■ **WRITTEN INSTRUCTION**
In this exercise, the entries below include pictures. Repeat exactly the lines from the line with "Clone this chart in Chart.js." to the line with "5, 5.1, 5.2, 5.3, 5.4, 5.5, 5.6, 5.7, 5.8, 5.9, 6];", including both, but without the pictures.

■ **PROVIDED RECORDS**
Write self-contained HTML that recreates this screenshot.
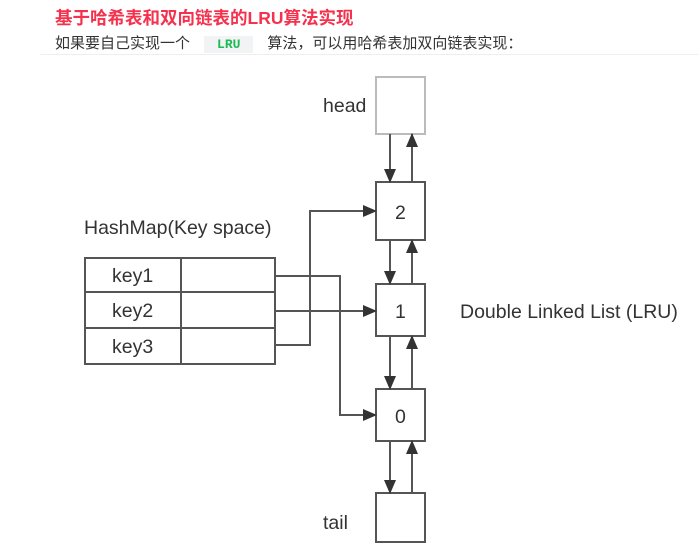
<!DOCTYPE html>
<html><head><meta charset="utf-8"><style>
body{margin:0;width:698px;height:558px;background:#fff;position:relative;overflow:hidden;font-family:"Liberation Sans","Noto Sans CJK SC",sans-serif}
.t{position:absolute;left:55px;top:5px;font-size:17.5px;font-weight:bold;color:#f5314d;white-space:nowrap}
.s{position:absolute;left:55px;top:32px;font-size:15px;color:#333;white-space:nowrap}
.c{display:inline-block;background:#f2f3f5;color:#1db954;font-family:"Liberation Mono",monospace;font-weight:bold;font-size:13px;padding:1px 13px;margin:0 14px}
</style></head><body>
<div class="t">基于哈希表和双向链表的LRU算法实现</div>
<div class="s">如果要自己实现一个<span class="c">LRU</span>算法，可以用哈希表加双向链表实现：</div>
<div style="position:absolute;left:40px;top:54px;width:658px;height:1px;background:#eee"></div>
<svg width="698" height="558" style="position:absolute;left:0;top:0" font-family="Liberation Sans, sans-serif" fill="none">
<defs><marker id="b" markerWidth="14" markerHeight="12" refX="13" refY="6" orient="auto" markerUnits="userSpaceOnUse"><path d="M0,0L14,6L0,12z" fill="#333"/></marker></defs>
<g stroke="#555" stroke-width="2">
<rect x="376" y="77" width="49" height="57" stroke="#bbb"/>
<rect x="376" y="182" width="49" height="58"/>
<rect x="376" y="284" width="49" height="52"/>
<rect x="376" y="389" width="49" height="52"/>
<rect x="376" y="493" width="49" height="49"/>
<rect x="85" y="258" width="190" height="106"/>
<line x1="85" y1="292" x2="275" y2="292"/><line x1="85" y1="328" x2="275" y2="328"/>
<line x1="181" y1="258" x2="181" y2="364"/>
</g>
<g stroke="#555" stroke-width="2" marker-end="url(#b)">
<line x1="390" y1="134" x2="390" y2="182"/><line x1="412" y1="182" x2="412" y2="134"/>
<line x1="390" y1="240" x2="390" y2="284"/><line x1="412" y1="284" x2="412" y2="240"/>
<line x1="390" y1="336" x2="390" y2="389"/><line x1="412" y1="389" x2="412" y2="336"/>
<line x1="390" y1="441" x2="390" y2="493"/><line x1="412" y1="493" x2="412" y2="441"/>
<polyline points="275,276 340,276 340,415 376,415"/>
<polyline points="275,311 376,311"/>
<polyline points="275,345 310,345 310,211 376,211"/>
</g>
<g fill="#333" font-size="19.5">
<text x="323" y="112">head</text><text x="323" y="529">tail</text>
<text x="395" y="219">2</text><text x="395" y="318">1</text><text x="395" y="423">0</text>
<text x="84" y="234">HashMap(Key space)</text>
<text x="112" y="282">key1</text><text x="112" y="317">key2</text><text x="112" y="353">key3</text>
<text x="460" y="318">Double Linked List (LRU)</text>
</g>
</svg>
</body></html>
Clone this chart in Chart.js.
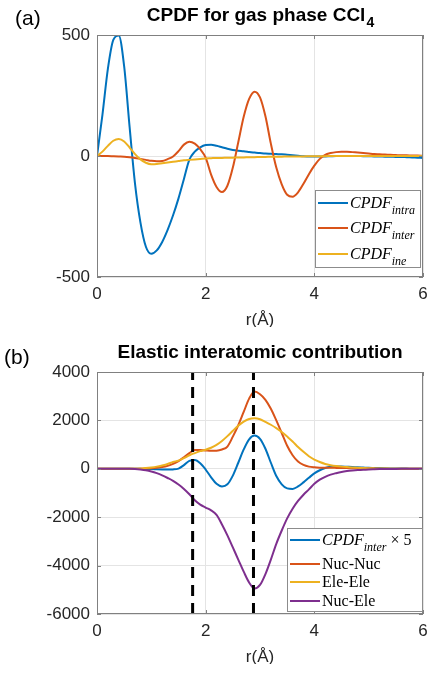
<!DOCTYPE html>
<html>
<head>
<meta charset="utf-8">
<script src="https://cdn.jsdelivr.net/npm/chart.js@4.4.1/dist/chart.umd.min.js"></script>
<style>
html, body { margin: 0; padding: 0; background: #fff; }
#wrap { position: relative; width: 436px; height: 677px; overflow: hidden; }
canvas { position: absolute; left: 0; }
</style>
</head>
<body>
<div id="wrap">
  <canvas id="chartA" width="436" height="327" style="top:0px"></canvas>
  <canvas id="chartB" width="436" height="324" style="top:340px"></canvas>
</div>
<script>
// r grid (Å)
const rValues = [0, 0.1, 0.2, 0.3, 0.4, 0.5, 0.6, 0.7, 0.8, 0.9,
  1, 1.1, 1.2, 1.3, 1.4, 1.5, 1.6, 1.7, 1.8, 1.9,
  2, 2.1, 2.2, 2.3, 2.4, 2.5, 2.6, 2.7, 2.8, 2.9,
  3, 3.1, 3.2, 3.3, 3.4, 3.5, 3.6, 3.7, 3.8, 3.9,
  4, 4.1, 4.2, 4.3, 4.4, 4.5, 4.6, 4.7, 4.8, 4.9,
  5, 5.1, 5.2, 5.3, 5.4, 5.5, 5.6, 5.7, 5.8, 5.9, 6];

// panel (a)
const cpdfIntra = [0, 170, 360, 480, 498, 370, 120, -115, -275, -375,
  -404, -390, -355, -305, -245, -175, -95, -15, 18, 36,
  45, 46, 42, 36, 30, 25, 22, 20, 17, 14,
  12, 10, 9, 8, 7, 5, 3, 1, -1, -2,
  -2, -2, -2, -1, 0, 0, 0, 0, 0, -1,
  -1, -2, -2, -3, -3, -4, -4, -5, -6, -7, -8];
const cpdfInter = [0, 0, 0, -1, -2, -3, -5, -8, -12, -16,
  -20, -22, -21, -13, -2, 20, 47, 59, 51, 28,
  -7, -77, -128, -149, -123, -48, 57, 162, 236, 266,
  242, 164, 51, -48, -117, -160, -168, -150, -115, -75,
  -40, -12, 5, 12, 16, 18, 18, 16, 14, 12,
  10, 8, 7, 6, 5, 4, 3, 3, 2, 2, 1];
const cpdfIne = [0, 18, 42, 63, 70, 60, 35, 8, -14, -28,
  -34, -33, -30, -27, -24, -21, -18, -16, -14, -12,
  -10, -9, -8, -8, -7, -7, -6, -6, -5, -5,
  -4, -4, -3, -3, -3, -2, -2, -2, -2, -1,
  -1, -1, -1, 0, 0, 0, 0, 0, 0, 0,
  0, 0, 0, 0, 0, 0, 0, 0, 0, 0, 0];

// panel (b)
const interX5 = [0, 0, 0, 0, 0, 0, 0, 0, -3, -6,
  -10, -18, -25, -30, -25, 10, 150, 330, 360, 230,
  -30, -350, -620, -730, -640, -280, 250, 800, 1220, 1375,
  1240, 830, 250, -300, -640, -810, -830, -730, -560, -370,
  -190, -60, 30, 80, 95, 95, 85, 75, 62, 52,
  42, 35, 28, 22, 17, 13, 10, 8, 6, 4, 3];
const nucNuc = [0, 0, 0, 0, 0, 0, 0, 0, 5, 10,
  20, 40, 70, 120, 200, 320, 480, 650, 780, 780,
  760, 745, 750, 800, 920, 1330, 1800, 2350, 2900, 3190,
  3080, 2850, 2480, 2000, 1480, 950, 560, 300, 160, 90,
  60, 45, 40, 40, 38, 35, 30, 25, 20, 16,
  12, 9, 7, 5, 4, 3, 2, 1, 1, 0, 0];
const eleEle = [0, 0, 0, 0, 0, 0, 0, 5, 15, 30,
  55, 90, 140, 200, 280, 340, 440, 560, 650, 730,
  790, 870, 990, 1150, 1350, 1570, 1780, 1950, 2060, 2090,
  2050, 1940, 1820, 1680, 1520, 1330, 1130, 900, 700, 520,
  380, 280, 200, 150, 115, 90, 70, 55, 42, 32,
  24, 18, 13, 10, 7, 5, 4, 3, 2, 1, 0];
const nucEle = [0, 0, 0, 0, 0, 0, 0, -10, -30, -60,
  -110, -180, -270, -380, -500, -650, -830, -1050, -1300, -1480,
  -1600, -1720, -1900, -2300, -2750, -3250, -3750, -4250, -4700, -4950,
  -4800, -4350, -3750, -3100, -2550, -2050, -1650, -1330, -1070, -850,
  -620, -450, -330, -240, -180, -130, -95, -70, -50, -35,
  -25, -18, -12, -8, -6, -4, -3, -2, -1, 0, 0];

const dashR = [1.76, 2.88];

const xTicks = [0, 2, 4, 6];
const yTicksA = [-500, 0, 500];
const yTicksB = [-6000, -4000, -2000, 0, 2000, 4000];

const legendA = ['CPDF_intra', 'CPDF_inter', 'CPDF_ine'];
const legendB = ['CPDF_inter \u00d7 5', 'Nuc-Nuc', 'Ele-Ele', 'Nuc-Ele'];

const BLUE = '#0072bd', ORANGE = '#d95319', YELLOW = '#edb120', PURPLE = '#7e2f8e';
const SANS = '"Liberation Sans", Arial, sans-serif';
const SERIF = '"Liberation Serif", "Times New Roman", serif';

function pts(vals) {
  return rValues.map((r, i) => ({ x: r, y: vals[i] }));
}

function series(label, vals, color, i) {
  return {
    label, data: pts(vals), borderColor: color, borderWidth: 2,
    pointRadius: 0, fill: false, cubicInterpolationMode: 'monotone',
    order: 20 - i
  };
}

function scales(yTicks) {
  const axis = (ticks, fit) => ({
    type: 'linear',
    min: ticks[0],
    max: ticks[ticks.length - 1],
    afterBuildTicks: s => { s.ticks = ticks.map(v => ({ value: v })); },
    afterFit: fit,
    grid: { color: '#e4e4e4', drawTicks: false, lineWidth: 1 },
    border: { display: false },
    ticks: {
      font: { family: SANS, size: 17 }, color: '#262626', maxRotation: 0,
      padding: 7, callback: v => String(v)
    }
  });
  return {
    x: axis(xTicks, s => { s.height = 50; }),
    y: axis(yTicks, s => { s.width = 97; })
  };
}

function drawLabel(ctx, text, x, y) {
  // "MAIN_sub rest" -> italic main with subscript, then upright rest
  let m = text.match(/^([^_]+)_(\S+)(.*)$/);
  if (!m) {
    ctx.font = '16px ' + SERIF;
    ctx.fillText(text, x, y);
    return;
  }
  ctx.font = 'italic 16px ' + SERIF;
  ctx.fillText(m[1], x, y);
  x += ctx.measureText(m[1]).width;
  ctx.font = 'italic 12px ' + SERIF;
  ctx.fillText(m[2], x, y + 6);
  x += ctx.measureText(m[2]).width;
  if (m[3]) {
    ctx.font = '16px ' + SERIF;
    ctx.fillText(m[3], x, y);
  }
}

const decor = {
  id: 'decor',
  afterDatasetsDraw(chart, args, o) {
    const { ctx, chartArea: a } = chart;
    const sx = chart.scales.x, sy = chart.scales.y;
    ctx.save();
    // axes box + inner ticks
    ctx.strokeStyle = '#808080';
    ctx.lineWidth = 1;
    ctx.strokeRect(a.left + 0.5, a.top + 0.5, a.right - a.left - 1, a.bottom - a.top - 1);
    ctx.beginPath();
    xTicks.forEach(v => {
      const px = Math.round(sx.getPixelForValue(v)) + 0.5;
      ctx.moveTo(px, a.bottom); ctx.lineTo(px, a.bottom - 4);
      ctx.moveTo(px, a.top); ctx.lineTo(px, a.top + 4);
    });
    o.yTicks.forEach(v => {
      const py = Math.round(sy.getPixelForValue(v)) + 0.5;
      ctx.moveTo(a.left, py); ctx.lineTo(a.left + 4, py);
      ctx.moveTo(a.right, py); ctx.lineTo(a.right - 4, py);
    });
    ctx.stroke();

    // legend
    const L = o.legend;
    ctx.fillStyle = '#fff';
    ctx.fillRect(L.x, L.y, L.w, L.h);
    ctx.strokeStyle = '#8c8c8c';
    ctx.strokeRect(L.x + 0.5, L.y + 0.5, L.w - 1, L.h - 1);
    o.labels.forEach((lab, i) => {
      const ds = chart.data.datasets[i];
      const ly = L.y + L.rows[i];
      ctx.strokeStyle = ds.borderColor;
      ctx.lineWidth = 2;
      ctx.beginPath();
      ctx.moveTo(L.x + 3, ly); ctx.lineTo(L.x + 33, ly);
      ctx.stroke();
      ctx.fillStyle = '#000';
      ctx.textAlign = 'left';
      ctx.textBaseline = 'alphabetic';
      drawLabel(ctx, lab, L.x + 35, ly + L.base);
    });

    // title with optional subscript
    ctx.fillStyle = '#000';
    ctx.textBaseline = 'alphabetic';
    ctx.textAlign = 'left';
    ctx.font = 'bold 19px ' + SANS;
    const w1 = ctx.measureText(o.title[0]).width;
    ctx.font = 'bold 14px ' + SANS;
    const w2 = o.title[1] ? ctx.measureText(o.title[1]).width : 0;
    const tx = (a.left + a.right) / 2 - (w1 + w2) / 2;
    ctx.font = 'bold 19px ' + SANS;
    ctx.fillText(o.title[0], tx, a.top - 14);
    if (o.title[1]) {
      ctx.font = 'bold 14px ' + SANS;
      ctx.fillText(o.title[1], tx + w1 + 1, a.top - 8);
    }

    // panel tag
    ctx.font = '21px ' + SANS;
    ctx.fillText(o.tag, o.tagX, o.tagY);

    // x label
    ctx.fillStyle = '#262626';
    ctx.textAlign = 'center';
    ctx.font = '17px ' + SANS;
    ctx.fillText('r(\u00c5)', (a.left + a.right) / 2, a.bottom + 48);
    ctx.restore();
  }
};

function makeChart(id, datasets, yTicks, padTop, deco) {
  return new Chart(document.getElementById(id), {
    type: 'line',
    data: { datasets },
    options: {
      responsive: false,
      animation: false,
      devicePixelRatio: 1,
      events: [],
      layout: { padding: { left: 0, right: 13, top: padTop, bottom: 0 } },
      scales: scales(yTicks),
      plugins: { legend: { display: false }, tooltip: { enabled: false }, decor: deco }
    },
    plugins: [decor]
  });
}

makeChart('chartA', [
  series(legendA[0], cpdfIntra, BLUE, 0),
  series(legendA[1], cpdfInter, ORANGE, 1),
  series(legendA[2], cpdfIne, YELLOW, 2)
], yTicksA, 35, {
  yTicks: yTicksA,
  labels: legendA,
  title: ['CPDF for gas phase CCl', '4'],
  tag: '(a)', tagX: 15, tagY: 25,
  legend: { x: 315, y: 190, w: 106, h: 78, rows: [13, 38, 64], base: 5 }
});

const dashSets = dashR.map((r, i) => ({
  label: 'dash' + i,
  data: [{ x: r, y: yTicksB[0] }, { x: r, y: yTicksB[yTicksB.length - 1] }],
  borderColor: '#000', borderWidth: 3, borderDash: [11, 7],
  pointRadius: 0, fill: false, order: 0
}));

makeChart('chartB', [
  series(legendB[0], interX5, BLUE, 0),
  series(legendB[1], nucNuc, ORANGE, 1),
  series(legendB[2], eleEle, YELLOW, 2),
  series(legendB[3], nucEle, PURPLE, 3)
].concat(dashSets), yTicksB, 32, {
  yTicks: yTicksB,
  labels: legendB,
  title: ['Elastic interatomic contribution', ''],
  tag: '(b)', tagX: 4, tagY: 24,
  legend: { x: 287, y: 188, w: 136, h: 84, rows: [12, 36, 54, 73], base: 5 }
});
</script>
</body>
</html>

■ **RESPONSE**
Clone this chart in Chart.js.
<!DOCTYPE html>
<html>
<head>
<meta charset="utf-8">
<script src="https://cdn.jsdelivr.net/npm/chart.js@4.4.1/dist/chart.umd.min.js"></script>
<style>
html, body { margin: 0; padding: 0; background: #fff; }
#wrap { position: relative; width: 436px; height: 677px; overflow: hidden; }
canvas { position: absolute; left: 0; }
</style>
</head>
<body>
<div id="wrap">
  <canvas id="chartA" width="436" height="327" style="top:0px"></canvas>
  <canvas id="chartB" width="436" height="324" style="top:340px"></canvas>
</div>
<script>
// r grid (Å)
const rValues = [0, 0.1, 0.2, 0.3, 0.4, 0.5, 0.6, 0.7, 0.8, 0.9,
  1, 1.1, 1.2, 1.3, 1.4, 1.5, 1.6, 1.7, 1.8, 1.9,
  2, 2.1, 2.2, 2.3, 2.4, 2.5, 2.6, 2.7, 2.8, 2.9,
  3, 3.1, 3.2, 3.3, 3.4, 3.5, 3.6, 3.7, 3.8, 3.9,
  4, 4.1, 4.2, 4.3, 4.4, 4.5, 4.6, 4.7, 4.8, 4.9,
  5, 5.1, 5.2, 5.3, 5.4, 5.5, 5.6, 5.7, 5.8, 5.9, 6];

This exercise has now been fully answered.